• [EXERCISE INSTRUCTIONS] Write every line out verbatim and omit the pictures.
-- SUPPLIED DATA start --
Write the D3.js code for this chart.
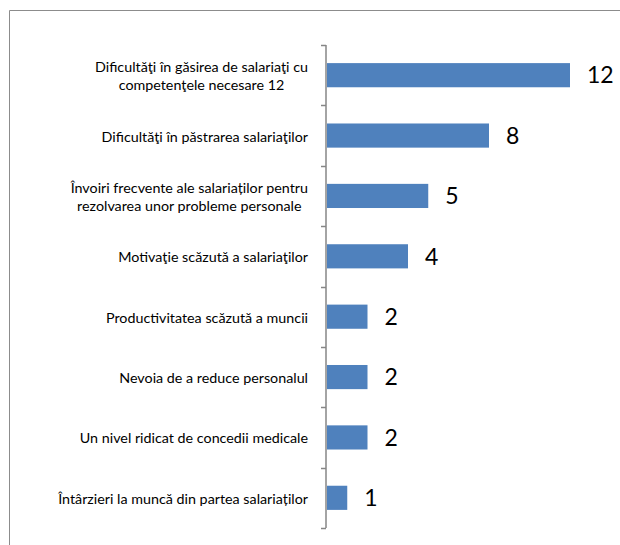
<!DOCTYPE html>
<html>
<head>
<meta charset="utf-8">
<script src="https://cdnjs.cloudflare.com/ajax/libs/d3/7.8.5/d3.min.js"></script>
<style>
  body { margin: 0; background: #fff; }
  svg text { font-family: Lato, "Open Sans", sans-serif; }
</style>
</head>
<body>
<div id="chart"></div>
<script>
// Data
var categories = [
  "Dificultăţi în găsirea de salariaţi cu\ncompetenţele necesare 12",
  "Dificultăţi în păstrarea salariaţilor",
  "Învoiri frecvente ale salariaților pentru\nrezolvarea unor probleme personale",
  "Motivaţie scăzută a salariaţilor",
  "Productivitatea scăzută a muncii",
  "Nevoia de a reduce personalul",
  "Un nivel ridicat de concedii medicale",
  "Întârzieri la muncă din partea salariaților"
];
var values = [12, 8, 5, 4, 2, 2, 2, 1];

var width = 620, height = 545;

var svg = d3.select("#chart").append("svg")
  .attr("width", width)
  .attr("height", height);

// Chart frame (cut off at right and bottom)
svg.append("path")
  .attr("d", "M9.5," + height + "V10.5H" + width)
  .attr("fill", "none")
  .attr("stroke", "#8c8c8c")
  .attr("stroke-width", 1);

// Scales
var y = d3.scaleBand()
  .domain(categories)
  .range([45, 528])
  .paddingInner(0.6)
  .paddingOuter(0.3);

var x = d3.scaleLinear()
  .domain([0, 12])
  .range([327, 570]);

// Axis with ticks between categories
var axisX = 326;
var step = y.step();
var tickYs = d3.range(categories.length + 1).map(function(i) { return 45 + i * step; });

svg.append("line")
  .attr("x1", axisX).attr("x2", axisX)
  .attr("y1", 45).attr("y2", 528)
  .attr("stroke", "#868686")
  .attr("stroke-width", 1.5);

svg.selectAll(".tick")
  .data(tickYs)
  .enter().append("line")
  .attr("class", "tick")
  .attr("x1", axisX - 5).attr("x2", axisX)
  .attr("y1", function(d) { return Math.round(d) + 0.5; })
  .attr("y2", function(d) { return Math.round(d) + 0.5; })
  .attr("stroke", "#868686")
  .attr("stroke-width", 1.5);

// Bars
svg.selectAll(".bar")
  .data(values)
  .enter().append("rect")
  .attr("class", "bar")
  .attr("x", x(0))
  .attr("y", function(d, i) { return y(categories[i]); })
  .attr("width", function(d) { return x(d) - x(0); })
  .attr("height", y.bandwidth())
  .attr("fill", "#4f81bd");

// Value labels
svg.selectAll(".val")
  .data(values)
  .enter().append("text")
  .attr("class", "val")
  .attr("x", function(d) { return x(d) + 17; })
  .attr("y", function(d, i) { return y(categories[i]) + y.bandwidth() / 2; })
  .attr("dy", "0.36em")
  .attr("font-size", 23)
  .attr("fill", "#000")
  .text(function(d) { return d; });

// Category labels: block right-aligned at x=308, lines centered within the block
var labelRight = 308, lh = 18;
categories.forEach(function(d) {
  var lines = d.split("\n");
  var cy = y(d) + y.bandwidth() / 2 + 1;
  var g = svg.append("g").attr("class", "cat");
  var texts = lines.map(function(line, j) {
    return g.append("text")
      .attr("y", cy + (j - (lines.length - 1) / 2) * lh)
      .attr("dy", "0.35em")
      .attr("font-size", 14.3)
      .attr("text-anchor", "middle")
      .attr("fill", "#000")
      .text(line);
  });
  var maxW = d3.max(texts, function(t) { return t.node().getComputedTextLength(); });
  texts.forEach(function(t) { t.attr("x", labelRight - maxW / 2); });
});
</script>
</body>
</html>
-- SUPPLIED DATA end --
• [EXERCISE SOLUTION]
Write the D3.js code for this chart.
<!DOCTYPE html>
<html>
<head>
<meta charset="utf-8">
<script src="https://cdnjs.cloudflare.com/ajax/libs/d3/7.8.5/d3.min.js"></script>
<style>
  body { margin: 0; background: #fff; }
  svg text { font-family: Lato, "Open Sans", sans-serif; }
</style>
</head>
<body>
<div id="chart"></div>
<script>
// Data
var categories = [
  "Dificultăţi în găsirea de salariaţi cu\ncompetenţele necesare 12",
  "Dificultăţi în păstrarea salariaţilor",
  "Învoiri frecvente ale salariaților pentru\nrezolvarea unor probleme personale",
  "Motivaţie scăzută a salariaţilor",
  "Productivitatea scăzută a muncii",
  "Nevoia de a reduce personalul",
  "Un nivel ridicat de concedii medicale",
  "Întârzieri la muncă din partea salariaților"
];
var values = [12, 8, 5, 4, 2, 2, 2, 1];

var width = 620, height = 545;

var svg = d3.select("#chart").append("svg")
  .attr("width", width)
  .attr("height", height);

// Chart frame (cut off at right and bottom)
svg.append("path")
  .attr("d", "M9.5," + height + "V10.5H" + width)
  .attr("fill", "none")
  .attr("stroke", "#8c8c8c")
  .attr("stroke-width", 1);

// Scales
var y = d3.scaleBand()
  .domain(categories)
  .range([45, 528])
  .paddingInner(0.6)
  .paddingOuter(0.3);

var x = d3.scaleLinear()
  .domain([0, 12])
  .range([327, 570]);

// Axis with ticks between categories
var axisX = 326;
var step = y.step();
var tickYs = d3.range(categories.length + 1).map(function(i) { return 45 + i * step; });

svg.append("line")
  .attr("x1", axisX).attr("x2", axisX)
  .attr("y1", 45).attr("y2", 528)
  .attr("stroke", "#868686")
  .attr("stroke-width", 1.5);

svg.selectAll(".tick")
  .data(tickYs)
  .enter().append("line")
  .attr("class", "tick")
  .attr("x1", axisX - 5).attr("x2", axisX)
  .attr("y1", function(d) { return Math.round(d) + 0.5; })
  .attr("y2", function(d) { return Math.round(d) + 0.5; })
  .attr("stroke", "#868686")
  .attr("stroke-width", 1.5);

// Bars
svg.selectAll(".bar")
  .data(values)
  .enter().append("rect")
  .attr("class", "bar")
  .attr("x", x(0))
  .attr("y", function(d, i) { return y(categories[i]); })
  .attr("width", function(d) { return x(d) - x(0); })
  .attr("height", y.bandwidth())
  .attr("fill", "#4f81bd");

// Value labels
svg.selectAll(".val")
  .data(values)
  .enter().append("text")
  .attr("class", "val")
  .attr("x", function(d) { return x(d) + 17; })
  .attr("y", function(d, i) { return y(categories[i]) + y.bandwidth() / 2; })
  .attr("dy", "0.36em")
  .attr("font-size", 23)
  .attr("fill", "#000")
  .text(function(d) { return d; });

// Category labels: block right-aligned at x=308, lines centered within the block
var labelRight = 308, lh = 18;
categories.forEach(function(d) {
  var lines = d.split("\n");
  var cy = y(d) + y.bandwidth() / 2 + 1;
  var g = svg.append("g").attr("class", "cat");
  var texts = lines.map(function(line, j) {
    return g.append("text")
      .attr("y", cy + (j - (lines.length - 1) / 2) * lh)
      .attr("dy", "0.35em")
      .attr("font-size", 14.3)
      .attr("text-anchor", "middle")
      .attr("fill", "#000")
      .text(line);
  });
  var maxW = d3.max(texts, function(t) { return t.node().getComputedTextLength(); });
  texts.forEach(function(t) { t.attr("x", labelRight - maxW / 2); });
});
</script>
</body>
</html>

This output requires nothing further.